Barrett Swanson at The Point:
The first photo: a fireman, a woman, and a child wait on the top-floor landing of a fire escape. Smoke purls from the windows behind them. As the gallant-eyed fireman reaches for the approaching rescue ladder, the woman and girl hug one another, their faces wounded by fear. In the second photograph, the fire escape has buckled and detached from the building. The fireman dangles from the ladder while the woman clutches onto his legs, in the postural arrangement of trapeze swingers. The little girl is not anywhere in view. We see in the third photo that the fireman is safely on the ladder, but the woman and little girl are floating, halfway into their fall, arms and legs gravity-splayed. The woman’s expression is eerily serene, as if already resigned to her fate.
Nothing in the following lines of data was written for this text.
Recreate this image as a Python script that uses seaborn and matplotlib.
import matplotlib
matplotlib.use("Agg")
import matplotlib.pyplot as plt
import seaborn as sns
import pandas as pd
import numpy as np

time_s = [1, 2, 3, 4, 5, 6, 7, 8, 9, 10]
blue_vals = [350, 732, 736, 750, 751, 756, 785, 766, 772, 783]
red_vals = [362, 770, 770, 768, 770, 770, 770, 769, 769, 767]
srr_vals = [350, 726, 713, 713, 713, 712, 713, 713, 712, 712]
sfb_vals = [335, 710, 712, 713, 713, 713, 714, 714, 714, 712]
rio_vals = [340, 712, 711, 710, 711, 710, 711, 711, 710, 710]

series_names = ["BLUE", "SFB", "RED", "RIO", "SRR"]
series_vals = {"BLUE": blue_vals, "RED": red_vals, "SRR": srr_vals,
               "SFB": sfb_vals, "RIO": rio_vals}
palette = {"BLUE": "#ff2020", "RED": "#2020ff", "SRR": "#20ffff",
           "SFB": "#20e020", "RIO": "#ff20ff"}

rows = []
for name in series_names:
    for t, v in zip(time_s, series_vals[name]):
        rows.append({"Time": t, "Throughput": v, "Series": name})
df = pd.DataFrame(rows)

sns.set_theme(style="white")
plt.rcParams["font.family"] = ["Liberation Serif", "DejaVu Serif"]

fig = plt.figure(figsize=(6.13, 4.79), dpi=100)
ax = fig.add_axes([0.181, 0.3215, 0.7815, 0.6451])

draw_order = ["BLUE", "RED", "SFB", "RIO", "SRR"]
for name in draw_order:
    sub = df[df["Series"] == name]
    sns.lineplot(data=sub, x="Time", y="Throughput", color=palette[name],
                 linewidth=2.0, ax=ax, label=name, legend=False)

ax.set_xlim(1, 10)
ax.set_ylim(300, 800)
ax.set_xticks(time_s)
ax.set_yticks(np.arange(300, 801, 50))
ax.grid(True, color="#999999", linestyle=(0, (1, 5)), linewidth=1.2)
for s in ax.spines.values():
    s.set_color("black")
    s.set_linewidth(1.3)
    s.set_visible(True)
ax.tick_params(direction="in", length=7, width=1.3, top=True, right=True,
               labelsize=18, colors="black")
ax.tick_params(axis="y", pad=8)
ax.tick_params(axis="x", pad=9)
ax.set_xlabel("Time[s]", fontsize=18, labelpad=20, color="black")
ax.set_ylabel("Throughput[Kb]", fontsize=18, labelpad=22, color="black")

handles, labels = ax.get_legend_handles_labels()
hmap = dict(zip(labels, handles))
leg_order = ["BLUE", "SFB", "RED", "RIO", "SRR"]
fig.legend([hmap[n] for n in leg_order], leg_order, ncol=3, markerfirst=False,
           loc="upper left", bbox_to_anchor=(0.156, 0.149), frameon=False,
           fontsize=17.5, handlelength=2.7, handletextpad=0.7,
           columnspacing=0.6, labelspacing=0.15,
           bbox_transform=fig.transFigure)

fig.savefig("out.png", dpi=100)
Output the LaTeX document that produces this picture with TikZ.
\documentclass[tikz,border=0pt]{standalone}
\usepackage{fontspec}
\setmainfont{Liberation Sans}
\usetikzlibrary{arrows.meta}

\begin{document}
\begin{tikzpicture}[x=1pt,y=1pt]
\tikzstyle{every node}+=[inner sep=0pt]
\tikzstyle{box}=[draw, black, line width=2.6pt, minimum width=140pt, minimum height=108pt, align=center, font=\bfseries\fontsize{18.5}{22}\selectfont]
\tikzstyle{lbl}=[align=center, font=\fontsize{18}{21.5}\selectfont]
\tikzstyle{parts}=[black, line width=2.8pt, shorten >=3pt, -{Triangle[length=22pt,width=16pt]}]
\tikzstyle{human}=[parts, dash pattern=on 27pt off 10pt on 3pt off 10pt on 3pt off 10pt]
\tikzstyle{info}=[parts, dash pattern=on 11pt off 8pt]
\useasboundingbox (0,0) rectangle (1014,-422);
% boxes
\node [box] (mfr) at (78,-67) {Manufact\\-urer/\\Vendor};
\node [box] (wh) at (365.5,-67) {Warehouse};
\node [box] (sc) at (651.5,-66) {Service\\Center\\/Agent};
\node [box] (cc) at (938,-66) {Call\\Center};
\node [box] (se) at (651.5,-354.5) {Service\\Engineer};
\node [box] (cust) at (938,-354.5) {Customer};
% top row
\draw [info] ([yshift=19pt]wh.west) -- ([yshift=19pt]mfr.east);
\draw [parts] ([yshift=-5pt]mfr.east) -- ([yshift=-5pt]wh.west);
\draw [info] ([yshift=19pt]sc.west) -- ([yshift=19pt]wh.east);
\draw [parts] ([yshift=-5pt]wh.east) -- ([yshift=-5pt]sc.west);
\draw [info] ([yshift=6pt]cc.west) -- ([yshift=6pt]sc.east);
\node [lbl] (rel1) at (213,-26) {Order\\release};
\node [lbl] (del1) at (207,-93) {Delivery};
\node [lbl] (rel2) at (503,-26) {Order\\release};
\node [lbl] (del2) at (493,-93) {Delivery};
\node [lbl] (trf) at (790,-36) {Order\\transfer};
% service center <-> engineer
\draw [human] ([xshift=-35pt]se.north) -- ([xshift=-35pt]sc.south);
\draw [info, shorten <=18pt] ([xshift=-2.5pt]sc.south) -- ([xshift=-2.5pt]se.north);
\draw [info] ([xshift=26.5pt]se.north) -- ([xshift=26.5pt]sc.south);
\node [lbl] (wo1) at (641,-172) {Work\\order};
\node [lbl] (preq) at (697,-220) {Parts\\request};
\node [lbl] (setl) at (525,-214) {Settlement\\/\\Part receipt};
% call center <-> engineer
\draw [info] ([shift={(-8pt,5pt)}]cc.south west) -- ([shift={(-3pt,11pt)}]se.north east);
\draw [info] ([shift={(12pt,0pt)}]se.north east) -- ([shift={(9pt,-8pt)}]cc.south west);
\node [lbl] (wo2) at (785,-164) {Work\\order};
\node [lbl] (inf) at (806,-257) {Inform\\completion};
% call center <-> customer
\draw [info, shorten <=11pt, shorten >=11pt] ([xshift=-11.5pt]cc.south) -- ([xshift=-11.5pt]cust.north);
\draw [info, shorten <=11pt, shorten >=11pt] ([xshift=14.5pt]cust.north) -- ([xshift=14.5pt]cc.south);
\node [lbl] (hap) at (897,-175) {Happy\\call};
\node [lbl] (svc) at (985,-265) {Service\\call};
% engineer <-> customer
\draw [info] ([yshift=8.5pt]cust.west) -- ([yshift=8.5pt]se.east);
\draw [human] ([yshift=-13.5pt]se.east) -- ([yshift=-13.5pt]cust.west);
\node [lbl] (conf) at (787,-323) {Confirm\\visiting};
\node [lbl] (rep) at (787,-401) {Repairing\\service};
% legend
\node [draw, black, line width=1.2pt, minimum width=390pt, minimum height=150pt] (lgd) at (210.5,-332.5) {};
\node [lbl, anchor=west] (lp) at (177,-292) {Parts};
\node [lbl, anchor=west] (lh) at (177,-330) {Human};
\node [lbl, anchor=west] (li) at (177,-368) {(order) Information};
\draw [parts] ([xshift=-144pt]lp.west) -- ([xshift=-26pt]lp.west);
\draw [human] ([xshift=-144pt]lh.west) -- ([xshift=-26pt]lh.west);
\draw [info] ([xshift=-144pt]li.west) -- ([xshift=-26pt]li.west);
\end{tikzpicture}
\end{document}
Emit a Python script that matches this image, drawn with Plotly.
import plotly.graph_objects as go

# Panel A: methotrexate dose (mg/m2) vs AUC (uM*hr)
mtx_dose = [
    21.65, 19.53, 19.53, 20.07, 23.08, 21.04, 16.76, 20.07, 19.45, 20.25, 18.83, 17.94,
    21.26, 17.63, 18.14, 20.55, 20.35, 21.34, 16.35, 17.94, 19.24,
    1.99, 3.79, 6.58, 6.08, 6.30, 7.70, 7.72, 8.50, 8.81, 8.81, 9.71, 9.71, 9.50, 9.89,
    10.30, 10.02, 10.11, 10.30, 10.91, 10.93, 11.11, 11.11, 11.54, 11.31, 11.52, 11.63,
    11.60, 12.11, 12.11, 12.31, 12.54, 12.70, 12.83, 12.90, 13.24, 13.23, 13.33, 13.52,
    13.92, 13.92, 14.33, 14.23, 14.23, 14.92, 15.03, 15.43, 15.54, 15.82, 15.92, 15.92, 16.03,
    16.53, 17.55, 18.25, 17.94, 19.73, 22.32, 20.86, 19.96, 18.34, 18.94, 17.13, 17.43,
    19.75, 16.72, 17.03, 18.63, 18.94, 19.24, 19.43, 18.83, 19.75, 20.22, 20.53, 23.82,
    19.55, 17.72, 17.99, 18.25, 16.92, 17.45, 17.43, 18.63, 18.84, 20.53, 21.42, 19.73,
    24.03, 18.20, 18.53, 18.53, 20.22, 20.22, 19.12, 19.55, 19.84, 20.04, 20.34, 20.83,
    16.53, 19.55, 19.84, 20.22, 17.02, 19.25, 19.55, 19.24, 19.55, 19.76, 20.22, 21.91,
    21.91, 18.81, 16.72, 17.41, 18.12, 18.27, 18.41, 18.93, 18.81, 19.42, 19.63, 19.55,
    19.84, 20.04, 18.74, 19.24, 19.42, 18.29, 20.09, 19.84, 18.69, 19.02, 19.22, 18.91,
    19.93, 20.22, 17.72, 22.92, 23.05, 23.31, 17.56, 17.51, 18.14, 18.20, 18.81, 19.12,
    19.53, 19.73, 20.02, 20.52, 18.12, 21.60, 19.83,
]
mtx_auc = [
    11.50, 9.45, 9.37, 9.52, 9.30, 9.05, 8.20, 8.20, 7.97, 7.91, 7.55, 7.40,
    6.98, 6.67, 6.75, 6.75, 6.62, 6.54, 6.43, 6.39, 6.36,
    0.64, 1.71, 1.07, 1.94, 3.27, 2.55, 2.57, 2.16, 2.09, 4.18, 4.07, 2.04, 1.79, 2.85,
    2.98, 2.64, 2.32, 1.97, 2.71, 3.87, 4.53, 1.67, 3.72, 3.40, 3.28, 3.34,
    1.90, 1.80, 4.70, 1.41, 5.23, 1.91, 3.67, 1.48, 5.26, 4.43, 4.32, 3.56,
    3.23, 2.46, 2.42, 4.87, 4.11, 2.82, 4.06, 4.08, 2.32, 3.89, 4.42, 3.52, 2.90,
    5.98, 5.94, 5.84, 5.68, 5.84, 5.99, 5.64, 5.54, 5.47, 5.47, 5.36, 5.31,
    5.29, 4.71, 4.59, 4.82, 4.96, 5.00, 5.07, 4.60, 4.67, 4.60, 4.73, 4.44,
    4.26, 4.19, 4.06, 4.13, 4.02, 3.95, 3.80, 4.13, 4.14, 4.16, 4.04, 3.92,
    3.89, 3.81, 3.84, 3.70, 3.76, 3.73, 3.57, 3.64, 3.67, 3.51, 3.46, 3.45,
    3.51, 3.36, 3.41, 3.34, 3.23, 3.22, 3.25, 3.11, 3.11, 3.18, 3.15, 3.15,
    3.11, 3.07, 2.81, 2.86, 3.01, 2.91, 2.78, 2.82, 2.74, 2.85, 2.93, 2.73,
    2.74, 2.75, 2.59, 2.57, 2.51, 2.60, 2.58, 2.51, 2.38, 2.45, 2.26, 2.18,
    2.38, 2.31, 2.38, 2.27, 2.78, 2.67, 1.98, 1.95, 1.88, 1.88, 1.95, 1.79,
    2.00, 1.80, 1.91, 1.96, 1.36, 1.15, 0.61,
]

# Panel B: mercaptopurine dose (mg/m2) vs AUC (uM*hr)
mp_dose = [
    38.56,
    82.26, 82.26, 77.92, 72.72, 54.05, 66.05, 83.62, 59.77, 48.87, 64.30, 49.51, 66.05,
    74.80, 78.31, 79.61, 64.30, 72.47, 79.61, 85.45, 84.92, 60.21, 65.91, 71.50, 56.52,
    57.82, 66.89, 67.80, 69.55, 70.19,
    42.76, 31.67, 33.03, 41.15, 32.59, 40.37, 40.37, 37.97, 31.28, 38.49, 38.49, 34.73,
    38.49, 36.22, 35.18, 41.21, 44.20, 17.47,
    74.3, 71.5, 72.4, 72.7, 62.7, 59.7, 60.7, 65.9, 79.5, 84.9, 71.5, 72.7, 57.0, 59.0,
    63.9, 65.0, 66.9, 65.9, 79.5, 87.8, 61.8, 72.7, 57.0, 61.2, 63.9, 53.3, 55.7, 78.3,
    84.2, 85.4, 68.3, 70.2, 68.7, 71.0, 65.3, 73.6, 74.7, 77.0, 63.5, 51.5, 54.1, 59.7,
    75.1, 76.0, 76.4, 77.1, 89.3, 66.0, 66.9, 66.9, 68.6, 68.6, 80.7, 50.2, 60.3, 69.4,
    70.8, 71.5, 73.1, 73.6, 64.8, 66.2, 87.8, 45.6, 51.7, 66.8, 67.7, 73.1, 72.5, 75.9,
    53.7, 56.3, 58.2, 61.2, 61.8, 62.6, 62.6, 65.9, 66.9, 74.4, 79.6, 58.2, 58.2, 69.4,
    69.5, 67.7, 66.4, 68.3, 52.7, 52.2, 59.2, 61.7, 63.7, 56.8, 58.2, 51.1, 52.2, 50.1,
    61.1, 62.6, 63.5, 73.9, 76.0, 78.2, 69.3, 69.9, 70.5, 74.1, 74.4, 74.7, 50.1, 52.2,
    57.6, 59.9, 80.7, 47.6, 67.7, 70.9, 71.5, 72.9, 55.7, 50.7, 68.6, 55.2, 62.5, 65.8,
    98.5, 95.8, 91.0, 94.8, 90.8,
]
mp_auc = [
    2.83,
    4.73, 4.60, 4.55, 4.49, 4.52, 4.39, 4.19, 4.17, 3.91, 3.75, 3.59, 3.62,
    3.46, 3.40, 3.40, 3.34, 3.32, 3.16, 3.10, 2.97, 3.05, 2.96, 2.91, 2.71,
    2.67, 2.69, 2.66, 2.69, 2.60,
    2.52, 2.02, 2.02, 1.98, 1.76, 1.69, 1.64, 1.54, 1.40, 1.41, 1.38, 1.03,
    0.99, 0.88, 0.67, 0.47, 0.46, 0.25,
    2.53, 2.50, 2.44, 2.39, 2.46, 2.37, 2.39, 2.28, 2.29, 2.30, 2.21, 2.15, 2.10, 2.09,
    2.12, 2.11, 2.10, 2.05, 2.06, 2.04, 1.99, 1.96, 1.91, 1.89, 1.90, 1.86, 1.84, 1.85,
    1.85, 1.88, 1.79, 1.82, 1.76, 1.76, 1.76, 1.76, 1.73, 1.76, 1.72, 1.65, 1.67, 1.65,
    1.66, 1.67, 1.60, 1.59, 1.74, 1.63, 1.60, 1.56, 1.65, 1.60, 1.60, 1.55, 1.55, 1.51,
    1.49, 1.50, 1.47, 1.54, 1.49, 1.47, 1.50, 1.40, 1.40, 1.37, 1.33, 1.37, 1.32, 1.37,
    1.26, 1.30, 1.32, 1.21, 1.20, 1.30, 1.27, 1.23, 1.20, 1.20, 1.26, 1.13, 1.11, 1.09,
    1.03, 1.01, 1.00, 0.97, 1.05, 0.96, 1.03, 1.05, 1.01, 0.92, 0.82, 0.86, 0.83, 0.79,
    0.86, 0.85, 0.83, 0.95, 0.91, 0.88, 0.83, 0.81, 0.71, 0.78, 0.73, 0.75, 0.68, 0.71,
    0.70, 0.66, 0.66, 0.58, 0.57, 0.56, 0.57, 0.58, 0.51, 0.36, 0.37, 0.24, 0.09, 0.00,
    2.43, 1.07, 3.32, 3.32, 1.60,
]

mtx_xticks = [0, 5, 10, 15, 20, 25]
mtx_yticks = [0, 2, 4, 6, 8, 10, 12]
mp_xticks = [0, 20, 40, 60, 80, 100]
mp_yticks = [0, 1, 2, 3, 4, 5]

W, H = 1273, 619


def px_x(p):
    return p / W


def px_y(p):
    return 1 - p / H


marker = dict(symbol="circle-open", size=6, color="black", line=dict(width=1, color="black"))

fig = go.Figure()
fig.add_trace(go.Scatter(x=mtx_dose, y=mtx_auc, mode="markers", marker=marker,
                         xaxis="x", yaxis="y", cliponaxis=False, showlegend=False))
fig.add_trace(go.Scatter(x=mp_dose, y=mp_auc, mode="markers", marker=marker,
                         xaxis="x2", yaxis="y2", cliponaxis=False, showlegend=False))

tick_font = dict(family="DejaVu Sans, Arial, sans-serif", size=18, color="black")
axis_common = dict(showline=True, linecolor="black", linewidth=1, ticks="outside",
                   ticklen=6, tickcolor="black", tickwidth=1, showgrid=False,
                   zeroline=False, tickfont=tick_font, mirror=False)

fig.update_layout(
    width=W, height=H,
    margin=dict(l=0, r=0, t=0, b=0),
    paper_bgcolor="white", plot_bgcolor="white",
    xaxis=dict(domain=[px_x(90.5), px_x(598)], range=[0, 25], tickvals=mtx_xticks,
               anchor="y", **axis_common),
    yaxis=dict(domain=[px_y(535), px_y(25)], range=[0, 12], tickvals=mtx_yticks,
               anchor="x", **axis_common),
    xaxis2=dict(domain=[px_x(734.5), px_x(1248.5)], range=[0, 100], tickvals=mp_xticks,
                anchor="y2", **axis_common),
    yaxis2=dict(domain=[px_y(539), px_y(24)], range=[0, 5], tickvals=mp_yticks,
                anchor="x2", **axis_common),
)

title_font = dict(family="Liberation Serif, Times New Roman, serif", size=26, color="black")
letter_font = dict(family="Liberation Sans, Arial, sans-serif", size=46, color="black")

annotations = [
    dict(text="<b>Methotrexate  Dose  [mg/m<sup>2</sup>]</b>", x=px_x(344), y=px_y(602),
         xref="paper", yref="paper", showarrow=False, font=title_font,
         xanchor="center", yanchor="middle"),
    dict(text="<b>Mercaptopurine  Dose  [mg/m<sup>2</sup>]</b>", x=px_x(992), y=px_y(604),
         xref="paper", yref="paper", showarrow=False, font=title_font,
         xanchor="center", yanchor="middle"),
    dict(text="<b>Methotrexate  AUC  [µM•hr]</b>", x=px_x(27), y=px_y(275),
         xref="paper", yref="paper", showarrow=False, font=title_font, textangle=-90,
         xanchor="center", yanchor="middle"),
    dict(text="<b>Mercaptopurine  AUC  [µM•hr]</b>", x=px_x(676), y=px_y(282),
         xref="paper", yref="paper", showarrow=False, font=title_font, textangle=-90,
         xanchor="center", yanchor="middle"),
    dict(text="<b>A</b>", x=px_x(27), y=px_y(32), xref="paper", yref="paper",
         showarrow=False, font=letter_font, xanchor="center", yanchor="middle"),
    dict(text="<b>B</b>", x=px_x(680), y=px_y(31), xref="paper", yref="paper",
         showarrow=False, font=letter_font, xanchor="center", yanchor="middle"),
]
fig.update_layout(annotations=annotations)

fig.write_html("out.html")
The final photograph (above) shows the woman and girl suspended in mid-air, like Degas ballerinas; the girl faces the camera with her arms outstretched, her pajama bottoms inflated with the wind of her fall. The woman plummets headfirst, a hideous, limb-tangled descent into oblivion. The woman, a nineteen-year-old named Diana Bryant, died on impact, but her two-year-old goddaughter, Tiare Jones, landed on Bryant’s body and lived.
Originally published in 1975 in the Boston Herald and taken by Stanley Forman, who thought he was merely documenting some gawk-worthy scenes from a heroic rescue, the photographs are so expertly composed and nakedly harrowing that they resemble film stills from a Hollywood blockbuster. And despite its disquieting content, Forman’s work, known simply as “Fire Escape Collapse,” was reprinted in over four hundred U.S. newspapers.